Friday, December 30, 2005

Dallas Condo Market Tanking, Defaults Picking Up

The Dallas News shakes down the condo craze. "I refer to the data on condominiums, those tall towers of speculation that so personify this housing bubble. After peaking at a 963,000 annualized rate in June, U.S. condo sales are off by 11 percent; they hit 857,000 in November. Speculators' tempered enthusiasm has driven price gains down to 10 percent from 18 percent in June. Most notably, condo inventories have doubled in a year and a half."

"Local real estate types tell me that out-of-staters are behind much of the oversupply that's set to flood the market next year and the year after. They say some of the behemoths under construction have been sold to more speculators than future residents. I've got news for local developers: Speculators are dumping condos from Vegas to Miami. Some buyers are breaking contracts before construction is complete."

"That leaves Dallasites to hold up the value of these yet-to-be-completed high-rises, just when the market is playing dead. Here's as brief a snapshot as I can offer on the health of the local market. D-FW foreclosures rose 4 percent in 2005 to a cycle record of 32,513. The only year that was worse was 1989, an ugly time. The percentage of foreclosees who owed more than the property was worth rose to 16.2 percent from 14.4 percent in 2004. Foreclosures linked to home-equity defaults leaped 52 percent, to 5.6 percent of the total, from 3.7 percent in 2004."

"The reality is, local buyers are in no shape to ride to the rescue of the current oversupply of condos, much less any elephants-to-be reaching for the sky."


At 5:26 PM, Blogger txchic57 said...

Here's another blurb from today's Dallas News on forecloosures

Near-record-low interest rates and an improving economy weren't enough to put the brakes on North Texas home foreclosures.

More than 32,000 homes in the Dallas-Fort Worth area were posted for forced sale this year by lenders, an increase of 4 percent from 2004.

That's a whopping 55 percent jump in foreclosures from 2002.

Real estate analysts blame the home loan defaults on record-high credit-card debt and continued corporate cutbacks.

Another factor is that many marginal homebuyers have used "creative" mortgage plans to get into houses they can't afford.

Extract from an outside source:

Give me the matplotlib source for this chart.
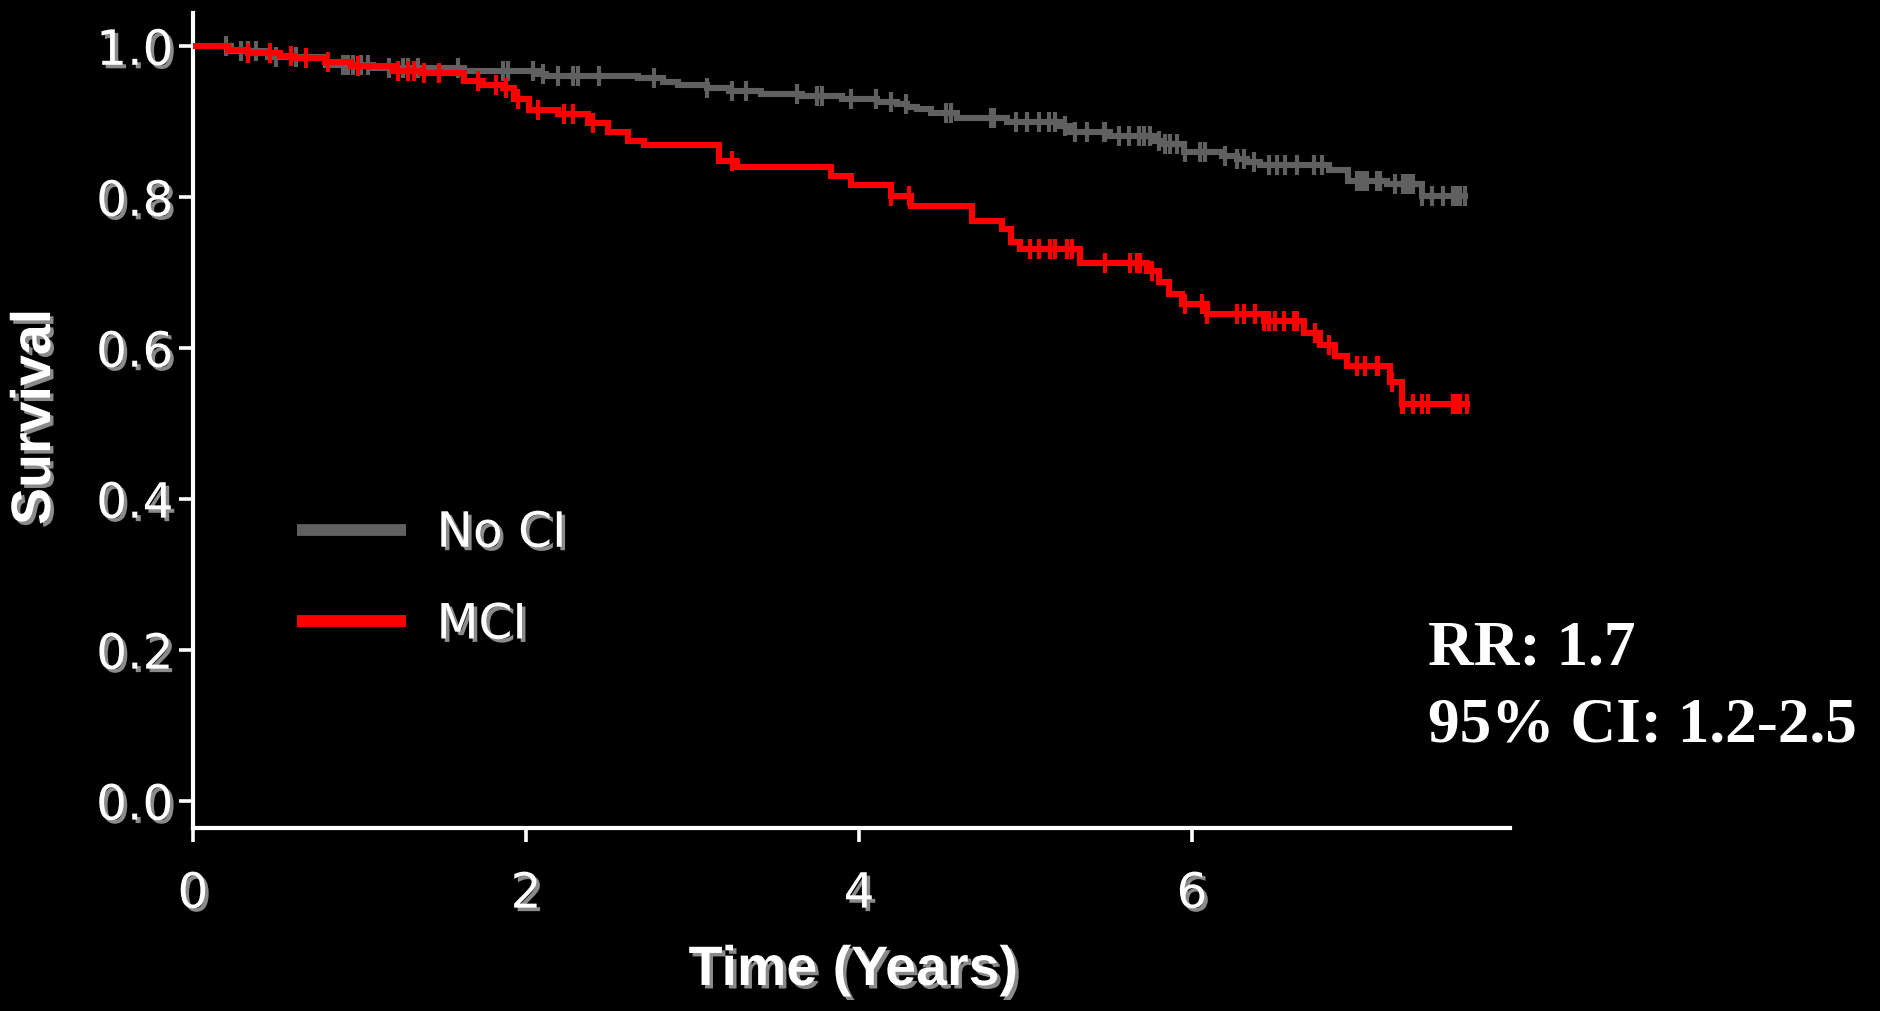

Expect more of the same in 2006.

January's home foreclosures are already up 4 percent.

At 6:44 PM, Blogger Chip said...

I am surprised that none of the talking heads, to my knowledge, have so far acknowledged, on their TV shows, the uptick in foreclosures. I suppose it is because it is "too soon," relative to their revenue interests, and only when panic is near will they uncork this particulary dark genie.

At 1:38 PM, Blogger SLO renter said...

Good point, Chip.

This recent housing boom has been a learning experience for me in terms of lag-times in reporting.

At 6:39 PM, Blogger Tom said...

What's the word on Austin? I'm curious to get more 'on the ground' info in that area--investors, why there are so many foreclosures, lifestyle, economic, etcs.